Perfetta la ricostruzione storica e ambientale, ricreata da Michael Carlin e ben fotografata dal premio Oscar Anthony Dod Mantle, così come priva di pecche è la scelta dei luoghi e degli ampi spazi in cui il regista, nipote di Emeric Pressburger, ambienta le riprese, ricorrendo a numerose scene di massa piuttosto che all’uso degli effetti posticci. Così come pregevole è l’aver evitato la versione impegnata di “Asterix” o la deriva tutta muscoli o fantasy di film come “L’ultima legione” o “Centurion”, anche se si tratta di una pellicola prettamente maschilista. Nessun ruolo femminile è posto in evidenza e nessuna donna romana viene evidenziata o descritta (ci sarebbe aspettato almeno di vedere in scena la madre di Marcus). Così come non è un prodotto destinato  ad un pubblico femminile: prova ne sono la scena dell’operazione alla gamba di Marcus e un pasto selvaggio nelle campagne delle Highlands.


Anche la sfera religiosa degli antichi Romani non viene approfondita, si accenna ai presagi, all’arte della divinazione, si mostra il giusto riferimento all’adorazione di divinità misteriche come Mitra ma non si va oltre, il mito delle insegne e dell’Aquila meriterebbe almeno un cenno anche all’universo dell’aldilà e del culto dei morti, così come la concezione di “pater familias” meriterebbe almeno un capitolo a parte. 

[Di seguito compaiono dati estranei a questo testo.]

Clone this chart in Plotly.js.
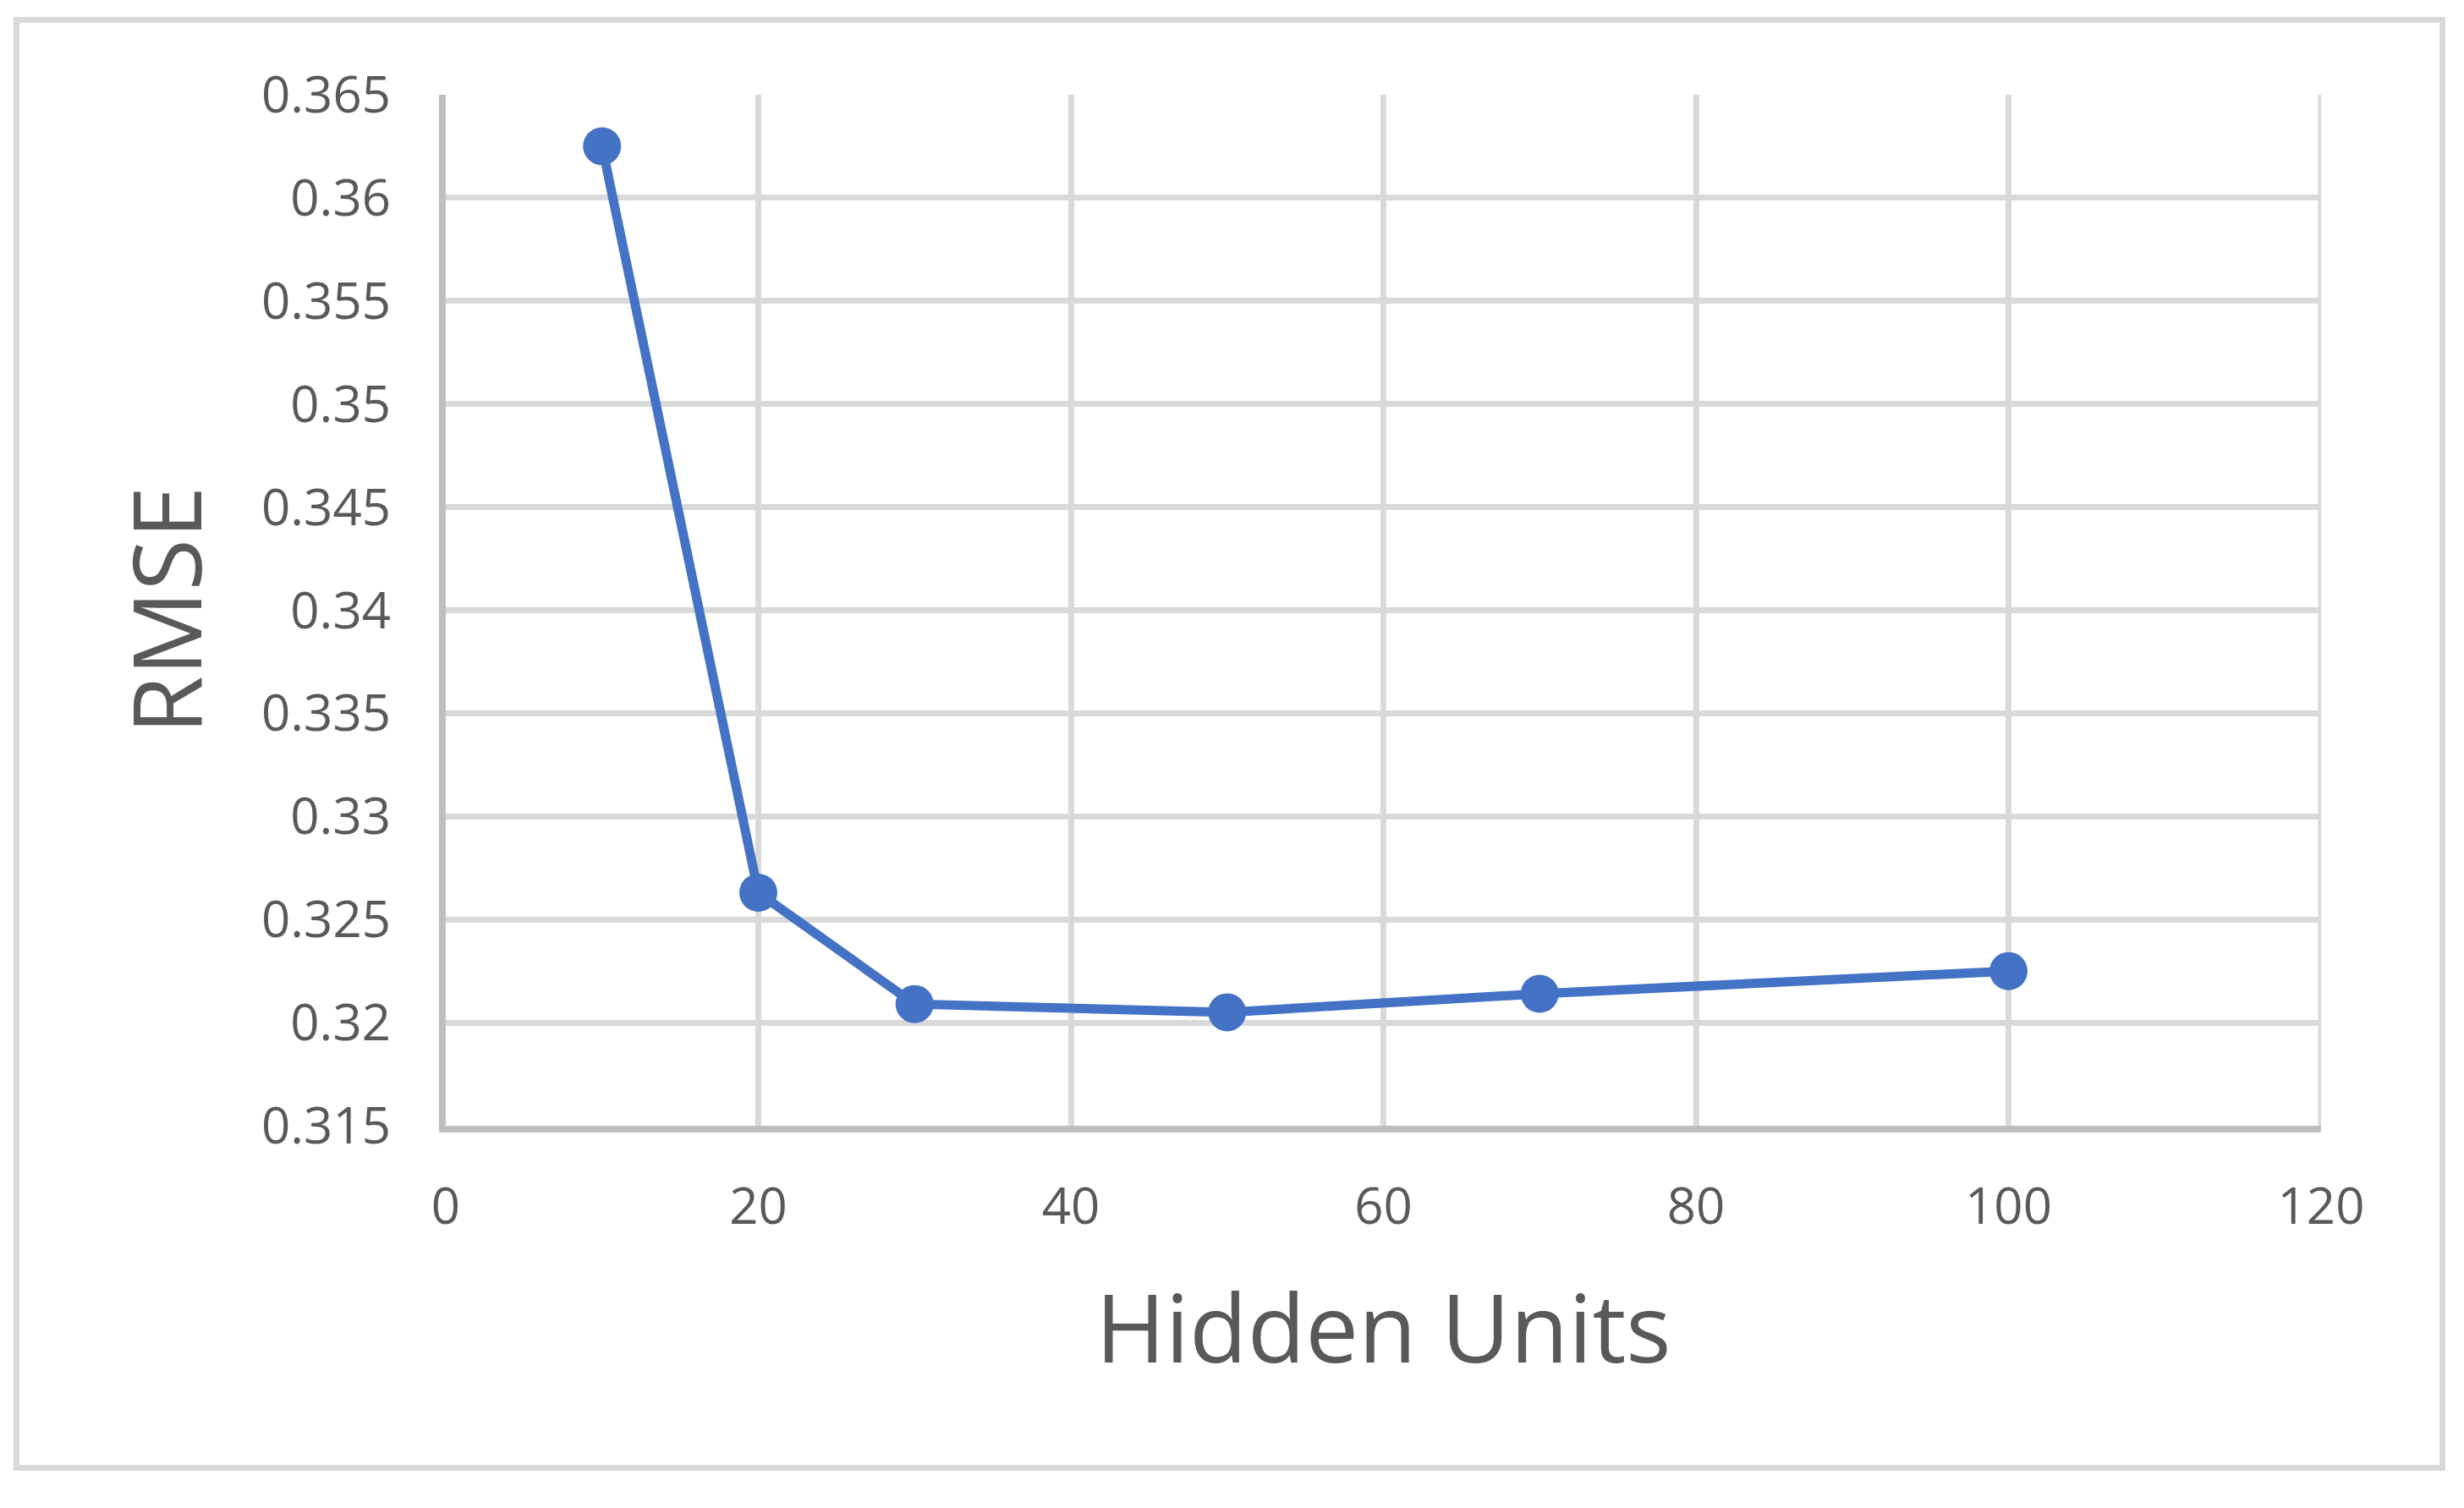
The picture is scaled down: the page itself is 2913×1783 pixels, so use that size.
<!DOCTYPE html>
<html>
<head>
<meta charset="utf-8">
<script src="https://cdn.plot.ly/plotly-3.0.1.min.js"></script>
<style>
  html, body { margin: 0; padding: 0; background: #fff; }
  #wrap { position: relative; width: 2913px; height: 1783px; }
  #chart { width: 2913px; height: 1783px; }
  #frame {
    position: absolute; left: 16px; top: 20px; width: 2875px; height: 1719px;
    box-sizing: border-box; border: 7px solid #d9d9d9; pointer-events: none;
  }
</style>
</head>
<body>
<div id="wrap">
  <div id="chart"></div>
  <div id="frame"></div>
</div>
<script>
// --- Data ---
const hiddenUnits = [10, 20, 30, 50, 70, 100];
const rmse = [0.3625, 0.3263, 0.3209, 0.3205, 0.3214, 0.3225];

const xTickVals = [0, 20, 40, 60, 80, 100, 120];
const yTickVals = [0.315, 0.32, 0.325, 0.33, 0.335, 0.34, 0.345, 0.35, 0.355, 0.36, 0.365];
const yTickText = ['0.315', '0.32', '0.325', '0.33', '0.335', '0.34', '0.345', '0.35', '0.355', '0.36', '0.365'];

const textColor = '#595959';
const gridColor = '#d9d9d9';
const fontFamily = '"Open Sans", "Noto Sans", sans-serif';

const trace = {
    x: hiddenUnits,
    y: rmse,
    mode: 'lines+markers',
    line: { color: '#4472c4', width: 11 },
    marker: { color: '#4472c4', size: 45 },
    hoverinfo: 'x+y'
};

// Plotly skips the gridline at the far end of the x range, so draw it as a shape
const xMax = xTickVals[xTickVals.length - 1];

const layout = {
    width: 2913,
    height: 1783,
    margin: { l: 527, r: 169, t: 112, b: 452 },
    paper_bgcolor: '#ffffff',
    plot_bgcolor: '#ffffff',
    showlegend: false,
    font: { family: fontFamily, color: textColor },
    shapes: [{
        type: 'line', xref: 'x', yref: 'paper',
        x0: xMax, x1: xMax, y0: 0, y1: 1,
        line: { color: gridColor, width: 7 },
        layer: 'below'
    }],
    xaxis: {
        range: [0, xMax],
        tickvals: xTickVals,
        ticks: '',
        ticklabelstandoff: 36,
        tickfont: { size: 60, color: textColor },
        showgrid: true,
        gridcolor: gridColor,
        gridwidth: 7,
        showline: true,
        linecolor: '#bfbfbf',
        linewidth: 8,
        zeroline: false,
        title: { text: 'Hidden Units', font: { size: 112, color: textColor }, standoff: 72 }
    },
    yaxis: {
        range: [0.315, 0.365],
        tickvals: yTickVals,
        ticktext: yTickText,
        ticks: '',
        ticklabelstandoff: 45,
        tickfont: { size: 60, color: textColor },
        showgrid: true,
        gridcolor: gridColor,
        gridwidth: 7,
        showline: true,
        linecolor: '#bfbfbf',
        linewidth: 8,
        zeroline: false,
        title: { text: 'RMSE', font: { size: 112, color: textColor }, standoff: 36 }
    }
};

Plotly.newPlot('chart', [trace], layout, { staticPlot: true });
</script>
</body>
</html>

Rimane un buon film d’azione che conta anche su interpretazioni notevoli: il ruolo di Marcus è nelle mani di Channing Tatum, che sul finale fa del muscoloso condottiero romano una specie di Cristo sopravvissuto e spavaldo, la cui croce è l’insegna, il vessillo riconquistato. Il ruolo di Esca, che perde in psicologia nell’ultima parte cedendo il passo alla prevedibilità, va a Jamie Bell: difficile riconoscere il bambino protagonista di “Billy Elliott”. Così com’è difficile riconoscere nel capo della tribù dei Seal Tahar Rahim, vincitore di un Cesar per “Il Profeta”. Gradevole è anche Donald Sutherland nei panni dello zio di Marcus, figura a metà strada tra la guida spirituale e il tutore. Come è sempre piacevole vedere in azione Mark Strong, qui nel ruolo di Guern/Metello, ovvero uno dei soldati rimasti a vivere nella Bretagna del Nord dopo il massacro della Nona Legione.